Intentaron hacer con los liberales lo que habían hecho antes con judíos y
musulmanes. Al excluirlos física y simbólicamente del país, los obligaron a
crear uno nuevo. La pugna por controlar el espacio nacional se desplazó así al
terreno de las tradiciones inventadas y de los mitos. La España actual es en
gran parte resultado de ese enfrentamiento que culminaría en la guerra civil
del 36.
Los
acontecimientos que sucedieron a la muerte de Franco hicieron pensar a muchos
que, escarmentados por la magnitud de la tragedia vivida, finalmente los
españoles habían hecho un gran esfuerzo para superar la polarización. Durante
la Transición, las principales fuerzas que componen el panorama político (izquierdas,
derechas y nacionalistas) parecieron dispuestas a ceder una parte de sus
aspiraciones para alcanzar acuerdos mínimos que posibilitaran una convivencia
estable. Pero, paradójicamente, en la nueva España democrática, la escritura de
la Historia se fragmentó más que nunca. Dependiendo de quién controlara los
mecanismos del poder, en las diversas autonomías aparecieron versiones del
pasado que no sólo eran diferentes, sino en gran parte incompatibles. Lo que
evidencia dos cosas. Por una parte, que hubo grupos que, en contra de lo que
dieron a entender, nunca estuvieron dispuestos a ceder una parte de sus
aspiraciones para crear un proyecto viable de país.

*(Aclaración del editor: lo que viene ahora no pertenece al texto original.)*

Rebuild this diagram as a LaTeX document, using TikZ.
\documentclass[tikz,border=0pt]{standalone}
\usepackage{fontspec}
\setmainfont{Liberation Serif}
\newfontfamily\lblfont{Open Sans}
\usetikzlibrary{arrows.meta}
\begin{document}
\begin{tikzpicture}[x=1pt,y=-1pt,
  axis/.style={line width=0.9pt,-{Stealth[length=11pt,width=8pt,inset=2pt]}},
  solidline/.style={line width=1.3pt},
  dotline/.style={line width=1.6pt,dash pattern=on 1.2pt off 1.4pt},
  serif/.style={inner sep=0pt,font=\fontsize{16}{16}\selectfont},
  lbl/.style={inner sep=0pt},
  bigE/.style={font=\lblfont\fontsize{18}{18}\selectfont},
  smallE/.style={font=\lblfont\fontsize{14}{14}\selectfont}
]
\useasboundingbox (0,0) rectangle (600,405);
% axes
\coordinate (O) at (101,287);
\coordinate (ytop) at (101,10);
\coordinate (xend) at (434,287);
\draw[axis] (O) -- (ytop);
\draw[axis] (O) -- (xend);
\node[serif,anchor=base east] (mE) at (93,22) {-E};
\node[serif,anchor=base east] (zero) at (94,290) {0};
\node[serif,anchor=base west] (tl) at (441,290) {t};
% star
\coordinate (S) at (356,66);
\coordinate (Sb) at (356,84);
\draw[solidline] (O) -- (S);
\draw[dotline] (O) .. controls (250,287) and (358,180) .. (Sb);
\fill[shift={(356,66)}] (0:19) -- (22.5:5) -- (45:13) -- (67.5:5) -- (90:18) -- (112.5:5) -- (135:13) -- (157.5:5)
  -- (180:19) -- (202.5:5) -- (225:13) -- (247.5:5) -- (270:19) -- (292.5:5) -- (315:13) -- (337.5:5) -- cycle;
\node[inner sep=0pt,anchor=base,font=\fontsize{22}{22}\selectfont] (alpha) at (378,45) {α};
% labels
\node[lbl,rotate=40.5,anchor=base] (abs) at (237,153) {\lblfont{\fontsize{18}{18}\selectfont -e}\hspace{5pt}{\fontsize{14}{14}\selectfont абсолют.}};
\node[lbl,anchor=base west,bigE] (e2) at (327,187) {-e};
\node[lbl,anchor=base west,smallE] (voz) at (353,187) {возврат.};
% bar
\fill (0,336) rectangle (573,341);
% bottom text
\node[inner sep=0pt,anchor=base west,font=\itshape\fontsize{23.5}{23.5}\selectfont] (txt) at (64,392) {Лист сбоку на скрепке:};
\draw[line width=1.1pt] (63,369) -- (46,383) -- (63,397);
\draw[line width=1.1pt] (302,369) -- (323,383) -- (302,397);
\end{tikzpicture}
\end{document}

Sus concesiones no
significaron una muestra de flexibilidad, sino la aplicación de una estrategia coyuntural.
Por otra, que los españoles que se involucraron honestamente en la creación de
un país nuevo, no comprendieron la importancia de negociar la escritura de una
historia común. No fueron conscientes de que la interpretación del pasado no es
una actividad inocua. La historia que se enseña en las escuelas, al igual que
los mitos y los símbolos que de ese modo se crean, implican la formulación de
un proyecto.
En
esa situación es en la que ahora nos encontramos. Si queremos crear un país
nuevo, tenemos que negociar la escritura de una historia integrada. Una
historia de ese tipo es muy probable que no sea totalmente satisfactoria para
nadie (ni es bueno que así sea), pero debería ser mínimamente aceptable para
todos. Si queremos un futuro común, necesitamos crear un pasado común. Ese
pasado puede escribirse de muchas maneras, sin duda, pero si no conseguimos
ponernos de acuerdo sobre la manera de hacerlo, difícilmente podremos encontrar
formas de convivencia que superen la polarización política de los dos últimos
siglos. Los que se oponen a cualquier proyecto de convivencia que afecte a
todos los españoles tienen derecho, sin duda, a defender sus ideas. Pero los
que creemos en la posibilidad de construir un país nuevo, democrático e
incluyente, no podemos considerar ingenuamente que la escritura de la historia
es una actividad secundaria. Porque no lo es.